BBC journalist fields ‘killer’ question at Labour leader

  • Post last modified:June 4, 2024
  • Reading time:5 mins read


BBC political editor Chris Mason is just another in a long line of establishment shills at the broadcaster – following on from his infamous predecessor Laura Kuenssberg. However, at least the latter was a bit better at covering up the fact she was little more than a mouthpiece for the state. Mason inadvertently exposed during BBC News at Ten how corporate journalists like him help push the establishment’s line (and manipulate the rest of us into voting for its politicians) – even when it comes to war, armageddon, Keir Starmer, and the general election.

Push the button for the general election, Starmer

On Monday 3 June, BBC News at Ten host Fiona Bruce was presenting a segment on the Labour Party campaign. She said:

Keir Starmer says if he becomes PM he would be prepared to use nuclear weapons to defend the UK.

We can hear you collectively groaning. This is because the ‘if I was PM I would of course kill us all by firing our nuclear weapons’ is becoming a mainstay of general and party leadership elections in recent years. Theresa May did it in 2017. Liz Truss did it in 2022. They all wheel it out thinking it makes them look patriotic – when in fact it makes them look idiotic.

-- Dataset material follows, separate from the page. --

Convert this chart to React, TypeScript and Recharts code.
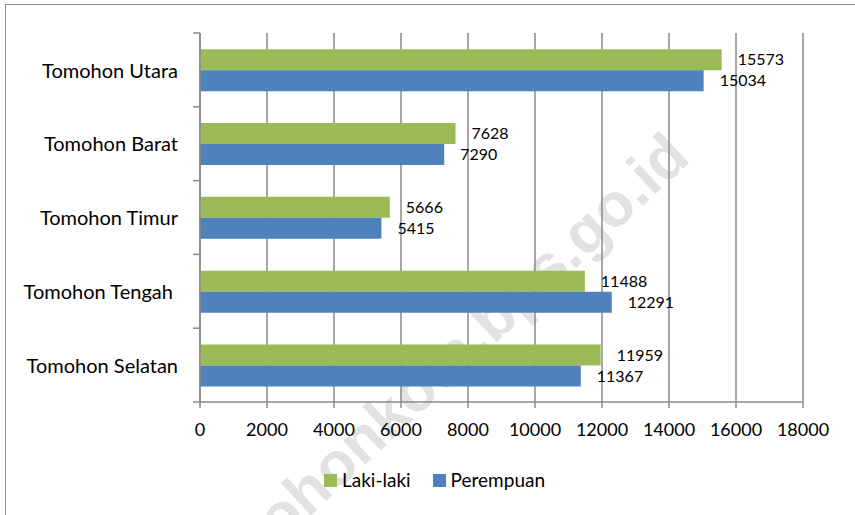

However, on 3 June Mason actually exposed all these politicians as being even more idiotic; something he probably didn’t mean to do.

Mason was at the press conference where Starmer said:

[Nuclear weapons] a vital part of our defence, and of course that means we have to be prepared to use it.

But Starmer didn’t say this off the cuff.

Mason: stenographer for the state

Oh no, he didn’t. It was Mason who asked the question in the first place – giving the BBC its headline. He said, all the while looking down at his pre-prepared notes:

Keir Starmer, you could be prime minister next month. If circumstances necessitated it, would you authorise the firing of nuclear weapons, yes or no?

So Starmer seemingly wasn’t going to mention ‘pressing the button’, until Mason asked him.

This is not the first time the Labour leader has said this. But notice the pattern. Because as World Socialist Web Site documented, every time Starmer says ‘yes, I’ll push the button’, it’s in response to the question from a corporate journalist.

You would be forgiven for thinking ‘well, maybe it’s Labour briefing these hacks to ask this’. However, casting our minds back to the last decade appears to show different.

Of course, it was the same for Jeremy Corbyn as Labour leader. A journalist asked him in 2016. Corbyn said no, setting in motion a ferocious backlash from the right of the party. Fast forward to the 2017 general election, and another one of Mason’s equally state-servile predecessors, Andrew Marr, asked Corbyn again. However, this time the then-Labour leader dodged answering properly.

So, establishment lickspittles like Mason are just as war-mongering as the politicians they perform metaphoric fellatio on. However, there is an ironic twist with all of this.

Whose nuclear weapons?

For years, corporate hacks (or stenographers, depending on who we’re talking about) have pushed, pushed, and pushed some more on pushing the button. In reality, though, it’s been well documented that the UK’s nuclear weapons are reliant on the US for their production and maintenance.

This makes the UK using them a grey area, due to the ‘politics and diplomacy’ of it all. While the UK technically has independent control over its nuclear weapons, as a Defence Select Committee report noted, the only time we’d probably fire ours would be to:

give legitimacy to a US nuclear attack by participating in it.

Second invasion of Iraq, anyone?

Starmer: my dick is the biggest and I can wave it the hardest

The point being, Mason and his ilk know full well the geopolitics of the UK’s nuclear weapons. But instead, they choose to manipulate the public into voting for which establishment politician in a suit can wave their dick the hardest – all in the name of some colonial-era notion of patriotism, and some easy headlines.

Maybe Starmer should just press the button when he becomes PM, and put us all out of our misery.